§ **Exercise**
Return the material exactly as supplied, apart from the pictures, which are omitted.

§ **Material**

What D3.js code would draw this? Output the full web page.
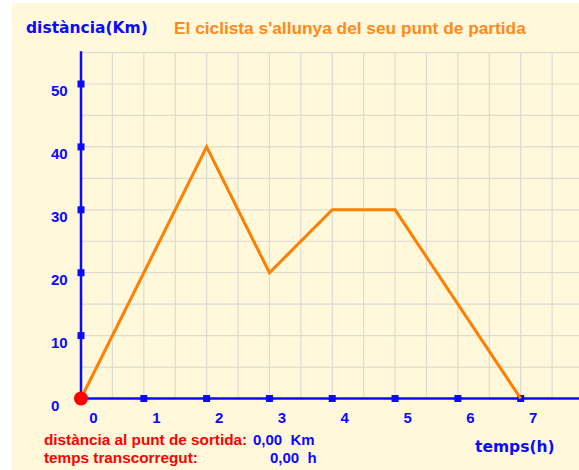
<!DOCTYPE html>
<html>
<head>
<meta charset="utf-8">
<script src="https://cdn.jsdelivr.net/npm/d3@7"></script>
<style>
  body { margin: 0; background: #fff; }
  svg { display: block; }
</style>
</head>
<body>
<div id="chart"></div>
<script>
// cyclist position over time
var timeH = [0, 2, 3, 4, 5, 7];
var distKm = [0, 40, 20, 30, 30, 0];

var xTicks = [0, 1, 2, 3, 4, 5, 6, 7];
var yTicks = [0, 10, 20, 30, 40, 50];

var title = "El ciclista s'allunya del seu punt de partida";
var yTitle = "distància(Km)";
var xTitle = "temps(h)";
var infoLabels = ["distància al punt de sortida:", "temps transcorregut:"];
var infoValues = ["0,00  Km", "0,00  h"];

var W = 579, H = 470;
var blue = "#0a0aff", orange = "#ff7f00", red = "#ff0000";

var svg = d3.select("#chart").append("svg")
    .attr("width", W)
    .attr("height", H);

// cream panel
svg.append("rect")
    .attr("x", 12).attr("y", 3)
    .attr("width", W - 12).attr("height", H - 3)
    .attr("fill", "#fff8da");

var x = d3.scaleLinear().domain([0, 7]).range([81, 520.7]);
var y = d3.scaleLinear().domain([0, 50]).range([398.5, 84]);

// grid, every half hour and every 5 km
var gx = d3.range(0.5, 8.01, 0.5);
var gy = d3.range(5, 55.01, 5);
var grid = svg.append("g").attr("stroke", "#dedbd0").attr("stroke-width", 1.2);
grid.selectAll(".gv").data(gx).enter().append("line")
    .attr("x1", function(d) { return x(d); })
    .attr("x2", function(d) { return x(d); })
    .attr("y1", y(55)).attr("y2", y(0));
grid.selectAll(".gh").data(gy).enter().append("line")
    .attr("x1", x(0)).attr("x2", W)
    .attr("y1", function(d) { return y(d); })
    .attr("y2", function(d) { return y(d); });

// axes
svg.append("line")
    .attr("x1", x(0)).attr("x2", W)
    .attr("y1", y(0)).attr("y2", y(0))
    .attr("stroke", blue).attr("stroke-width", 2.5);
svg.append("line")
    .attr("x1", x(0)).attr("x2", x(0))
    .attr("y1", y(55.2)).attr("y2", y(0))
    .attr("stroke", blue).attr("stroke-width", 2.5);

// tick squares
svg.selectAll(".tx").data(xTicks.slice(1)).enter().append("rect")
    .attr("x", function(d) { return x(d) - 3.5; })
    .attr("y", y(0) - 3.5)
    .attr("width", 7).attr("height", 7)
    .attr("fill", blue);
svg.selectAll(".ty").data(yTicks.slice(1)).enter().append("rect")
    .attr("x", x(0) - 3.5)
    .attr("y", function(d) { return y(d) - 3.5; })
    .attr("width", 7).attr("height", 7)
    .attr("fill", blue);

// tick labels
svg.selectAll(".lx").data(xTicks).enter().append("text")
    .attr("x", function(d) { return x(d) + 12.5; })
    .attr("y", y(0) + 24)
    .attr("text-anchor", "middle")
    .style("font-family", "Liberation Sans, Arial, sans-serif")
    .style("font-weight", "bold")
    .style("font-size", "15px")
    .attr("fill", blue)
    .text(function(d) { return d; });
svg.selectAll(".ly").data(yTicks).enter().append("text")
    .attr("x", 51)
    .attr("y", function(d) { return y(d) + 12; })
    .style("font-family", "Liberation Sans, Arial, sans-serif")
    .style("font-weight", "bold")
    .style("font-size", "15px")
    .attr("fill", blue)
    .text(function(d) { return d; });

// the journey
var pts = timeH.map(function(t, i) { return [t, distKm[i]]; });
var line = d3.line()
    .x(function(d) { return x(d[0]); })
    .y(function(d) { return y(d[1]); });
svg.append("path")
    .attr("d", line(pts))
    .attr("fill", "none")
    .attr("stroke", orange)
    .attr("stroke-width", 3)
    .attr("stroke-linejoin", "miter");

// start point
svg.append("circle")
    .attr("cx", x(0)).attr("cy", y(0))
    .attr("r", 7)
    .attr("fill", red);

// titles
svg.append("text")
    .attr("x", 26).attr("y", 33)
    .style("font-family", "DejaVu Sans, Verdana, sans-serif")
    .style("font-weight", "bold")
    .style("font-size", "15.5px")
    .attr("fill", blue)
    .text(yTitle);
svg.append("text")
    .attr("x", 174).attr("y", 34)
    .style("font-family", "Liberation Sans, Arial, sans-serif")
    .style("font-weight", "bold")
    .style("font-size", "17.3px")
    .attr("fill", "#ff8a1c")
    .text(title);
svg.append("text")
    .attr("x", 475).attr("y", 452)
    .style("font-family", "DejaVu Sans, Verdana, sans-serif")
    .style("font-weight", "bold")
    .style("font-size", "15.5px")
    .attr("fill", blue)
    .text(xTitle);

// readout
var infoY = [445, 463];
var valueX = [253, 270];
infoLabels.forEach(function(s, i) {
  svg.append("text")
      .attr("x", 44).attr("y", infoY[i])
      .style("font-family", "Liberation Sans, Arial, sans-serif")
      .style("font-weight", "bold")
      .style("font-size", "15.3px")
      .attr("fill", red)
      .text(s);
  svg.append("text")
      .attr("x", valueX[i]).attr("y", infoY[i])
      .style("font-family", "Liberation Sans, Arial, sans-serif")
      .style("font-weight", "bold")
      .style("font-size", "15px")
      .style("white-space", "pre")
      .attr("fill", blue)
      .text(infoValues[i]);
});
</script>
</body>
</html>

§ **Output of the task**
What D3.js code would draw this? Output the full web page.
<!DOCTYPE html>
<html>
<head>
<meta charset="utf-8">
<script src="https://cdn.jsdelivr.net/npm/d3@7"></script>
<style>
  body { margin: 0; background: #fff; }
  svg { display: block; }
</style>
</head>
<body>
<div id="chart"></div>
<script>
// cyclist position over time
var timeH = [0, 2, 3, 4, 5, 7];
var distKm = [0, 40, 20, 30, 30, 0];

var xTicks = [0, 1, 2, 3, 4, 5, 6, 7];
var yTicks = [0, 10, 20, 30, 40, 50];

var title = "El ciclista s'allunya del seu punt de partida";
var yTitle = "distància(Km)";
var xTitle = "temps(h)";
var infoLabels = ["distància al punt de sortida:", "temps transcorregut:"];
var infoValues = ["0,00  Km", "0,00  h"];

var W = 579, H = 470;
var blue = "#0a0aff", orange = "#ff7f00", red = "#ff0000";

var svg = d3.select("#chart").append("svg")
    .attr("width", W)
    .attr("height", H);

// cream panel
svg.append("rect")
    .attr("x", 12).attr("y", 3)
    .attr("width", W - 12).attr("height", H - 3)
    .attr("fill", "#fff8da");

var x = d3.scaleLinear().domain([0, 7]).range([81, 520.7]);
var y = d3.scaleLinear().domain([0, 50]).range([398.5, 84]);

// grid, every half hour and every 5 km
var gx = d3.range(0.5, 8.01, 0.5);
var gy = d3.range(5, 55.01, 5);
var grid = svg.append("g").attr("stroke", "#dedbd0").attr("stroke-width", 1.2);
grid.selectAll(".gv").data(gx).enter().append("line")
    .attr("x1", function(d) { return x(d); })
    .attr("x2", function(d) { return x(d); })
    .attr("y1", y(55)).attr("y2", y(0));
grid.selectAll(".gh").data(gy).enter().append("line")
    .attr("x1", x(0)).attr("x2", W)
    .attr("y1", function(d) { return y(d); })
    .attr("y2", function(d) { return y(d); });

// axes
svg.append("line")
    .attr("x1", x(0)).attr("x2", W)
    .attr("y1", y(0)).attr("y2", y(0))
    .attr("stroke", blue).attr("stroke-width", 2.5);
svg.append("line")
    .attr("x1", x(0)).attr("x2", x(0))
    .attr("y1", y(55.2)).attr("y2", y(0))
    .attr("stroke", blue).attr("stroke-width", 2.5);

// tick squares
svg.selectAll(".tx").data(xTicks.slice(1)).enter().append("rect")
    .attr("x", function(d) { return x(d) - 3.5; })
    .attr("y", y(0) - 3.5)
    .attr("width", 7).attr("height", 7)
    .attr("fill", blue);
svg.selectAll(".ty").data(yTicks.slice(1)).enter().append("rect")
    .attr("x", x(0) - 3.5)
    .attr("y", function(d) { return y(d) - 3.5; })
    .attr("width", 7).attr("height", 7)
    .attr("fill", blue);

// tick labels
svg.selectAll(".lx").data(xTicks).enter().append("text")
    .attr("x", function(d) { return x(d) + 12.5; })
    .attr("y", y(0) + 24)
    .attr("text-anchor", "middle")
    .style("font-family", "Liberation Sans, Arial, sans-serif")
    .style("font-weight", "bold")
    .style("font-size", "15px")
    .attr("fill", blue)
    .text(function(d) { return d; });
svg.selectAll(".ly").data(yTicks).enter().append("text")
    .attr("x", 51)
    .attr("y", function(d) { return y(d) + 12; })
    .style("font-family", "Liberation Sans, Arial, sans-serif")
    .style("font-weight", "bold")
    .style("font-size", "15px")
    .attr("fill", blue)
    .text(function(d) { return d; });

// the journey
var pts = timeH.map(function(t, i) { return [t, distKm[i]]; });
var line = d3.line()
    .x(function(d) { return x(d[0]); })
    .y(function(d) { return y(d[1]); });
svg.append("path")
    .attr("d", line(pts))
    .attr("fill", "none")
    .attr("stroke", orange)
    .attr("stroke-width", 3)
    .attr("stroke-linejoin", "miter");

// start point
svg.append("circle")
    .attr("cx", x(0)).attr("cy", y(0))
    .attr("r", 7)
    .attr("fill", red);

// titles
svg.append("text")
    .attr("x", 26).attr("y", 33)
    .style("font-family", "DejaVu Sans, Verdana, sans-serif")
    .style("font-weight", "bold")
    .style("font-size", "15.5px")
    .attr("fill", blue)
    .text(yTitle);
svg.append("text")
    .attr("x", 174).attr("y", 34)
    .style("font-family", "Liberation Sans, Arial, sans-serif")
    .style("font-weight", "bold")
    .style("font-size", "17.3px")
    .attr("fill", "#ff8a1c")
    .text(title);
svg.append("text")
    .attr("x", 475).attr("y", 452)
    .style("font-family", "DejaVu Sans, Verdana, sans-serif")
    .style("font-weight", "bold")
    .style("font-size", "15.5px")
    .attr("fill", blue)
    .text(xTitle);

// readout
var infoY = [445, 463];
var valueX = [253, 270];
infoLabels.forEach(function(s, i) {
  svg.append("text")
      .attr("x", 44).attr("y", infoY[i])
      .style("font-family", "Liberation Sans, Arial, sans-serif")
      .style("font-weight", "bold")
      .style("font-size", "15.3px")
      .attr("fill", red)
      .text(s);
  svg.append("text")
      .attr("x", valueX[i]).attr("y", infoY[i])
      .style("font-family", "Liberation Sans, Arial, sans-serif")
      .style("font-weight", "bold")
      .style("font-size", "15px")
      .style("white-space", "pre")
      .attr("fill", blue)
      .text(infoValues[i]);
});
</script>
</body>
</html>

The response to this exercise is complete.